今をたのしむ | 多原 美加

ご自身のことを話すのは、本当は得意じゃないと。

得意じゃないです。本当に…苦手でした。今でも、ちょっと苦手な部分があって。これは聞かれたことがあるかも知れないんですけど、私は4人目の出産後に脳梗塞という病気をしているので、ちょっと思考がゆっくりというか。滑舌が回りにくいところもあって、やっぱりちょっと時間が掛かります。聞かれたことを考えて、口に出すまでに。で、ちょっと違ったことを言ってみたりもしているかも知れないです(笑) ちょっと時間が掛かるので、そこら辺ではちょっと苦労もするし、仕事上でもそういうところでミスが起きないように、気をつけながらしています。

ご病気される前と後で、違うところはありますか?

精神的にですか?

そうですね、考え方だったり意識だったり。

あの、できない自分とか、弱い自分を、認められるようになりました。で、そういう自分を責めなくなりました。
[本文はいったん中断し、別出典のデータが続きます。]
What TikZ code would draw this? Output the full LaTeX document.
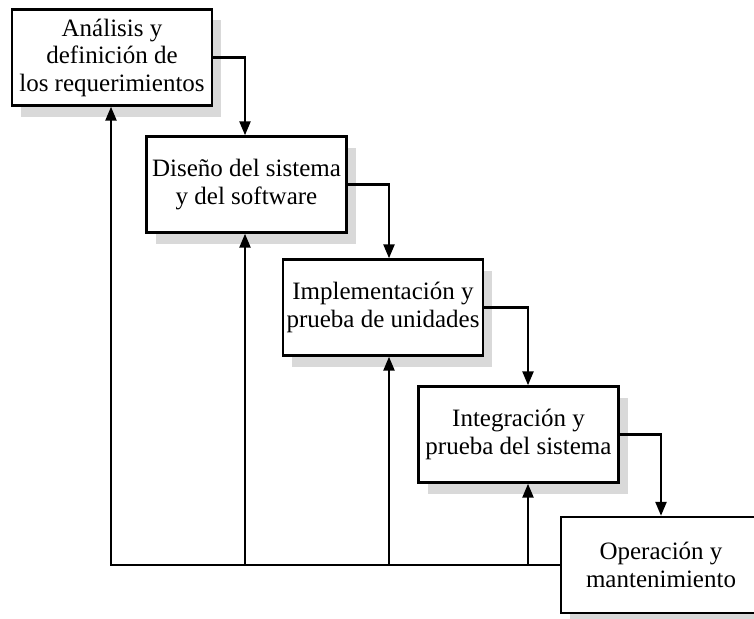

できない自分とか、頑張れない自分とか、既にいっぱい頑張っていたとしても「もっと頑張らないと」「なんで私は頑張れないの?」って、自分を責めていたところが、「できないものは仕方がないよね」と、一旦認められるようになったら、自然と前を向けるようになりました。

それまでは、できないこととか、周りの目線とか、「頑張れ」と言われていることに関して、すごくピリピリした状態というか…言われていることに関してすごく嫌だったのが、そういう声がまったく気にならなくなって。で、その時期はやっぱり自分が大嫌いで、表情もやっぱり暗かったし、「疲れてるね」っていつも言われてたんですけど、ちょっとずつそうやって自分と向き合って、できない自分も、できてる自分ももちろん「よし、これだけ頑張ったぞ」という風に、認められるようになって、ちょっとずつですけど自分を好きになって。

そうすると、周りの方の色々な心遣いにも気付けるようになって、すごく感謝が生まれて。今もそうですけど、ほんの些細なことでも、すごく感謝ができる。だから、病気をしたのが…そのときはすごく苦しかったですけど、今はすごく良かったなって。その経験ができて良かったなって。必要だから起こったんじゃないか?というぐらい、すごく良い経験だったなと思いますね。

今は、ご自身のやっていらっしゃることや、ご自身のことは好きになれましたか?

今は、好きです。自分のことが大好きですね(笑)

(笑)

今でも、できないところもあるんですけど、そういうものも全部ひっくるめて。自分も好きだけど、自分を大好きになったエネルギーを周りにお届けしたい、というか。そういうのもあるので。だから、配達していてもたのしいです。車で配達に向かっていて、後ろにいっぱいポンポン菓子をギチギチに積んで走っていてもすごく楽しくて。周りにちょっと良い景色が見えたっていうだけで、もうわーって幸せになっていくので。で、またそうやって笑顔で(ポンポン菓子を)お届けできて(笑) 私一人がニコニコしていても仕方がないのかも知れないですけど(笑) そうやって商品がお届けできるというのに、喜びを感じています。たのしいです。毎日が本当にたのしい。

いわゆるポジティブというのとは、またちょっと違う感じがしますね。ポジティブよりも、もうちょっと柔らかいような感じがしますね、美加さんの場合は。「前向きに考えなければ」という押し付けがましさみたいなのはないですね。

ああー。その「前向きに考えないと」というのは、マイナス部分をまったく無視していると思うんですよ。それは私は意味がないと思っていて。そこはちょっと苦しいかも知れないけど、一回ちょっと観察して、「ああ、こうだったな」って。それで、自分に嫌な感情が起きたら、それも一旦認めて「よし、分かったぞ」というだけで、全然違うんですね。それで、また前を向けるので。そこは無視してはいけない部分だな、というのが私の考えなんですけど。そこを無視していくと、やっぱり無理が掛かっているんじゃないかと。で、それが積もり積もって、どこかでドカンといくような気がするので。だからそういう負の部分を一回認める、という作業を私は大事にしたいと。

それは、やっぱり子供に障害があるから、そういう風に思うのかもしれないですね。子供に障害があるぶん、できない部分っていっぱい持っていて。そういう部分を「なんでできないの?」じゃなくて、できないものはできないと一回認めて。じゃあ、工夫してできることはいっぱいあるから、その工夫を生み出す。だから、できないものはできないと一回認める→じゃあどうする?っていう風な考え方。それは仕事でも何でも、全部に言えると思うんです。できなかったら「だめだ」という諦めではなくて、「じゃあ、どうやったらできる?」という、そういう風な考え方ができるようになったのも、子供から学んでいるのかなと思いますね、それは。すごく大きいですね、子供の存在というのは。